Sascha war bereits zu weit weg. Ich beschloss, das Abenteuer Mongolei abzubrechen, startete den Motor, zog heraus, wendete, fuhr zurück und parkte den Bus im Schatten eines Hauses, gleich neben der Straße – hoffend, dass kein Kipplaster hier rangieren und mir keiner einen Spiegel abfahren oder etwas noch Schlimmeres geschehen würde. Dann lief ich Sascha hinterher. Doch entweder ich war nicht mehr so fit wie früher, oder aber es war die Hitze oder die Höhe oder alles zusammen – die Strecke bis zu ihr wurde zu einer unglaubliche Tortur. Mit meinem schlabberigen Flip-Flops hastete ich im leichten Joggingtempo, meine Lungen, meine Beine, alles schmerzte und brannte wie Feuer und vor Schwäche. „Sascha!“ rief ich. Aber sie hörte nicht. „Sascha!“ Nie werde ich das Bild vergessen, wie der rote Rucksack einfach weiter ging. Ich blieb stehen und pfiff. Ich konnte sehr laut pfeifen. Nichts. Unbeirrt schritt sie weiter und weiter aus, dahin, wo keine Menschenseele sein würde: In die vollkommene Einsamkeit der Steppe. Ich rannte, noch einmal hundert Meter. Jetzt musste sie mich doch hören! „Sascha!“ Dieser Kilometer fühlte sich an wie zehn. Ich brüllte mit aller Kraft: „Eeeeeeey!!!!!“ Sie wandte sich um. Ich winkte wie ein Ertrinkender und lief, mal joggend, mal gehend, völlig außer Atem, die Piste hinauf. Da machte sie wieder kehrt. Wollte sie ernsthaft weiter gehen? „Sascha! Please! Waaaait!“ Endlich gab sie nach und wartete, bis ich sie erreicht hatte.

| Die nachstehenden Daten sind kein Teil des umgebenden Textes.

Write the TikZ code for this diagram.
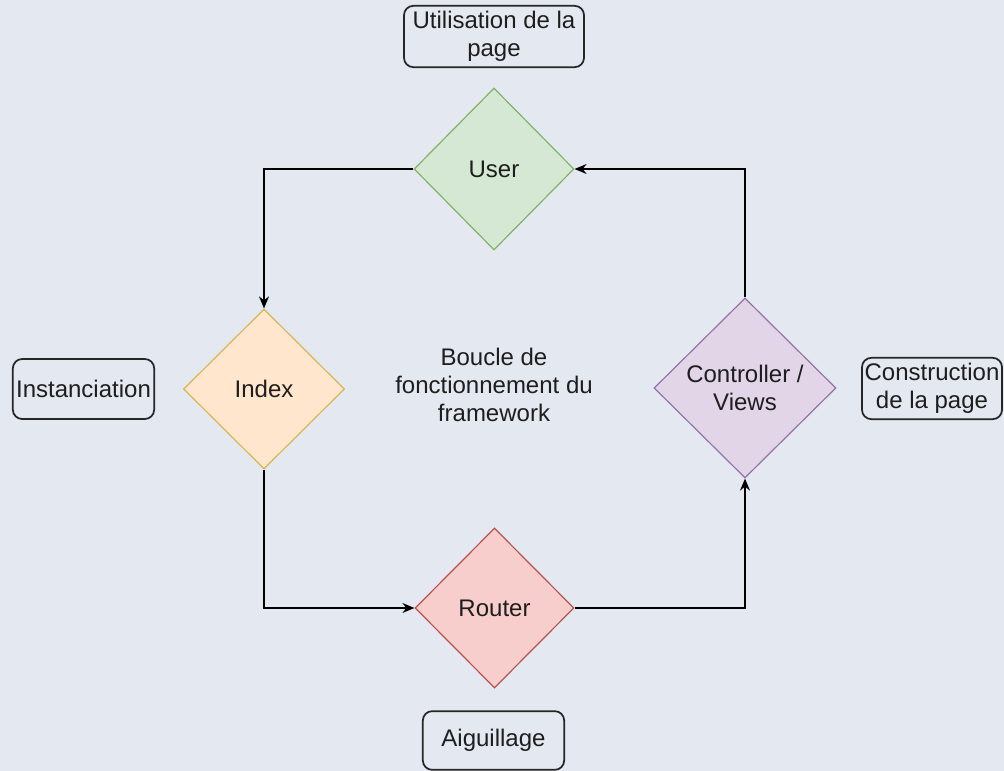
\documentclass[tikz,border=0pt]{standalone}
\usepackage{fontspec}
\setmainfont{Liberation Sans}
\usetikzlibrary{shapes.geometric,arrows.meta}

\definecolor{bgcol}{HTML}{E4E8F1}
\definecolor{txtcol}{HTML}{1E1E1E}
\definecolor{greenfill}{HTML}{D5E8D4}
\definecolor{greenline}{HTML}{82B366}
\definecolor{orangefill}{HTML}{FFE6CC}
\definecolor{orangeline}{HTML}{D6B656}
\definecolor{redfill}{HTML}{F8CECC}
\definecolor{redline}{HTML}{B85450}
\definecolor{purplefill}{HTML}{E1D5E7}
\definecolor{purpleline}{HTML}{9673A6}

\tikzset{
  decision/.style={diamond, aspect=1, inner sep=0pt, align=center, text=txtcol, line width=0.9pt},
  note/.style={draw=black!85, rounded corners=7pt, line width=1.3pt, inner sep=0pt, align=center, text=txtcol},
  flow/.style={-{Stealth[length=9pt,width=7.5pt]}, line width=1.1pt, black}
}

\begin{document}
\begin{tikzpicture}[x=0.75pt,y=-0.75pt,font=\fontsize{18}{21}\selectfont]
      \fill [bgcol] (0,0) rectangle (1004,771);
      \useasboundingbox (0,0) rectangle (1004,771);
      % the four steps of the loop
      \node [decision, fill=greenfill, draw=greenline, minimum width=120pt, minimum height=121.5pt] (user) at (494,169) {User};
      \node [decision, fill=orangefill, draw=orangeline, minimum width=120.75pt, minimum height=120pt] (index) at (264,389) {Index};
      \node [decision, fill=redfill, draw=redline, minimum width=119.25pt, minimum height=120pt] (router) at (494.5,608) {Router};
      \node [decision, fill=purplefill, draw=purpleline, minimum width=136.5pt, minimum height=135pt] (ctrl) at (745,388) {Controller /\\Views};
      \node [align=center, text=txtcol] (loop) at (494,385) {Boucle de\\fonctionnement du\\framework};
      % notes
      \node [note, minimum width=135pt, minimum height=46pt] (usage) at (494,36.5) {Utilisation de la\\page};
      \node [note, minimum width=106pt, minimum height=45pt] (inst) at (83.5,389) {Instanciation};
      \node [note, minimum width=105pt, minimum height=46pt] (build) at (932,388.5) {Construction\\de la page};
      \node [note, minimum width=106pt, minimum height=44pt] (switch) at (493.5,740.5) {Aiguillage};
      % arrows
      \draw [flow] (user.west) -| (index.north);
      \draw [flow] (index.south) |- (router.west);
      \draw [flow] (router.east) -| (ctrl.south);
      \draw [flow] (ctrl.north) |- (user.east);
\end{tikzpicture}
\end{document}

„Ich will nicht in die Mongolei“, japste ich vollkommen erschöpft. „Ich will nicht ohne dich dorthin fahren. Ich will dich nicht hier zurück lassen. Wenn du willst – wir können wieder fahren.“

Mein Kopf dröhnte, ich hatte dieses kribbelnde Flirren in den Zähnen, das ich nur bei äußerster Anstrengung empfand.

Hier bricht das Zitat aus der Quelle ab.